EXERCISE DETAILS: Leave out the pictures, and retype only the lines from the beginning of the material through the line that contains "showlegend=False, cliponaxis=False))", including both.

A run of records:
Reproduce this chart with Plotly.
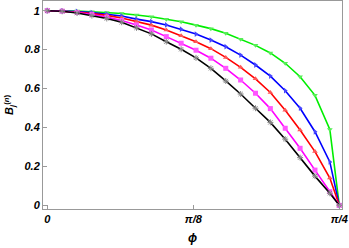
import numpy as np
import plotly.graph_objects as go

phi = [0.00, 0.04, 0.08, 0.12, 0.16, 0.20, 0.24, 0.28, 0.32, 0.36,
       0.40, 0.44, 0.48, 0.52, 0.56, 0.60, 0.64, 0.68, 0.72, 0.76, np.pi / 4]

green = [1.0, 1.0, 0.998, 0.995, 0.991, 0.986, 0.978, 0.969, 0.956, 0.943,
         0.926, 0.908, 0.884, 0.853, 0.822, 0.783, 0.730, 0.661, 0.565, 0.390, 0.0]
blue = [1.0, 0.999, 0.996, 0.990, 0.983, 0.973, 0.957, 0.944, 0.927, 0.905,
        0.880, 0.849, 0.815, 0.772, 0.721, 0.664, 0.589, 0.499, 0.378, 0.223, 0.0]
red = [1.0, 0.998, 0.993, 0.985, 0.976, 0.963, 0.945, 0.926, 0.901, 0.872,
       0.840, 0.805, 0.760, 0.709, 0.650, 0.580, 0.488, 0.387, 0.276, 0.140, 0.0]
magenta = [1.0, 0.998, 0.991, 0.981, 0.967, 0.950, 0.927, 0.901, 0.867, 0.833,
           0.797, 0.756, 0.704, 0.644, 0.576, 0.497, 0.396, 0.293, 0.181, 0.070, 0.0]
black = [1.0, 0.997, 0.988, 0.975, 0.960, 0.941, 0.912, 0.881, 0.841, 0.802,
         0.758, 0.704, 0.639, 0.572, 0.499, 0.426, 0.340, 0.245, 0.150, 0.062, 0.0]

x_tickvals = [0, np.pi / 8, np.pi / 4]
x_ticktext = ["0", "π/8", "π/4"]
y_tickvals = [0, 0.2, 0.4, 0.6, 0.8, 1]
y_ticktext = ["0", "0.2", "0.4", "0.6", "0.8", "1"]

series = [
    (green, "#00ee00", "#55ee55", "triangle-down"),
    (blue, "#0000ff", "#4444ff", "triangle-right"),
    (red, "#ff0000", "#ff5555", "triangle-up"),
    (magenta, "#ff00ff", "#ff55ff", "square"),
    (black, "#000000", "#888888", "asterisk-open"),
]

fig = go.Figure()
for ys, col, mcol, sym in series:
    mk = dict(symbol=sym, size=5, color=mcol)
    if sym == "asterisk-open":
        mk = dict(symbol=sym, size=5, color=mcol, line=dict(width=1, color=mcol))
    fig.add_trace(go.Scatter(x=phi, y=ys, mode="lines+markers",
                             line=dict(color=col, width=1.6), marker=mk,
                             showlegend=False, cliponaxis=False))

font = dict(family="Liberation Sans, Arial, sans-serif", size=11, color="black")
fig.update_layout(
    width=349, height=248,
    margin=dict(l=43, r=7, t=1, b=39, autoexpand=False),
    paper_bgcolor="white", plot_bgcolor="white",
    font=font,
    xaxis=dict(range=[-0.0116, 0.7927], tickvals=x_tickvals,
               ticktext=["<b><i>%s</i></b>" % t for t in x_ticktext],
               ticks="inside", ticklen=4, tickcolor="#999999",
               showline=True, linecolor="#999999", linewidth=1, mirror=True,
               showgrid=False, zeroline=False, automargin=False,
               title=dict(text="<b><i>ϕ</i></b>", standoff=9, font=dict(size=12))),
    yaxis=dict(range=[-0.019, 1.05], tickvals=y_tickvals,
               ticktext=["<b><i>%s</i></b>" % t for t in y_ticktext],
               ticks="inside", ticklen=4, tickcolor="#999999",
               showline=True, linecolor="#999999", linewidth=1, mirror=True,
               showgrid=False, zeroline=False, automargin=False,
               title=dict(text="<b><i>B</i><sub><i>j</i></sub><sup>(<i>n</i>)</sup></b>",
                          standoff=8, font=dict(size=11))),
)
fig.write_html("out.html", config={"displayModeBar": False},
               post_script="document.body.style.margin='0px';document.body.style.overflow='hidden';")
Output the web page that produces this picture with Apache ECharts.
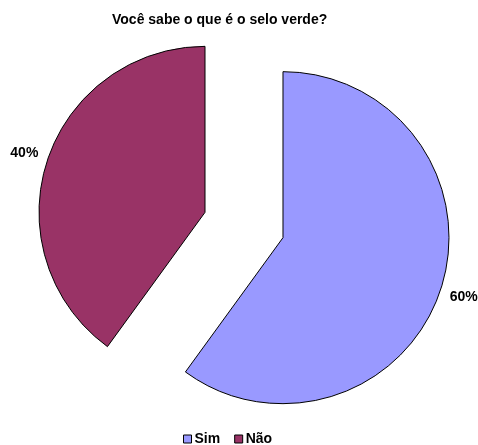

TASK RESPONSE:
Reproduce this chart with Plotly.
import numpy as np
import plotly.graph_objects as go

phi = [0.00, 0.04, 0.08, 0.12, 0.16, 0.20, 0.24, 0.28, 0.32, 0.36,
       0.40, 0.44, 0.48, 0.52, 0.56, 0.60, 0.64, 0.68, 0.72, 0.76, np.pi / 4]

green = [1.0, 1.0, 0.998, 0.995, 0.991, 0.986, 0.978, 0.969, 0.956, 0.943,
         0.926, 0.908, 0.884, 0.853, 0.822, 0.783, 0.730, 0.661, 0.565, 0.390, 0.0]
blue = [1.0, 0.999, 0.996, 0.990, 0.983, 0.973, 0.957, 0.944, 0.927, 0.905,
        0.880, 0.849, 0.815, 0.772, 0.721, 0.664, 0.589, 0.499, 0.378, 0.223, 0.0]
red = [1.0, 0.998, 0.993, 0.985, 0.976, 0.963, 0.945, 0.926, 0.901, 0.872,
       0.840, 0.805, 0.760, 0.709, 0.650, 0.580, 0.488, 0.387, 0.276, 0.140, 0.0]
magenta = [1.0, 0.998, 0.991, 0.981, 0.967, 0.950, 0.927, 0.901, 0.867, 0.833,
           0.797, 0.756, 0.704, 0.644, 0.576, 0.497, 0.396, 0.293, 0.181, 0.070, 0.0]
black = [1.0, 0.997, 0.988, 0.975, 0.960, 0.941, 0.912, 0.881, 0.841, 0.802,
         0.758, 0.704, 0.639, 0.572, 0.499, 0.426, 0.340, 0.245, 0.150, 0.062, 0.0]

x_tickvals = [0, np.pi / 8, np.pi / 4]
x_ticktext = ["0", "π/8", "π/4"]
y_tickvals = [0, 0.2, 0.4, 0.6, 0.8, 1]
y_ticktext = ["0", "0.2", "0.4", "0.6", "0.8", "1"]

series = [
    (green, "#00ee00", "#55ee55", "triangle-down"),
    (blue, "#0000ff", "#4444ff", "triangle-right"),
    (red, "#ff0000", "#ff5555", "triangle-up"),
    (magenta, "#ff00ff", "#ff55ff", "square"),
    (black, "#000000", "#888888", "asterisk-open"),
]

fig = go.Figure()
for ys, col, mcol, sym in series:
    mk = dict(symbol=sym, size=5, color=mcol)
    if sym == "asterisk-open":
        mk = dict(symbol=sym, size=5, color=mcol, line=dict(width=1, color=mcol))
    fig.add_trace(go.Scatter(x=phi, y=ys, mode="lines+markers",
                             line=dict(color=col, width=1.6), marker=mk,
                             showlegend=False, cliponaxis=False))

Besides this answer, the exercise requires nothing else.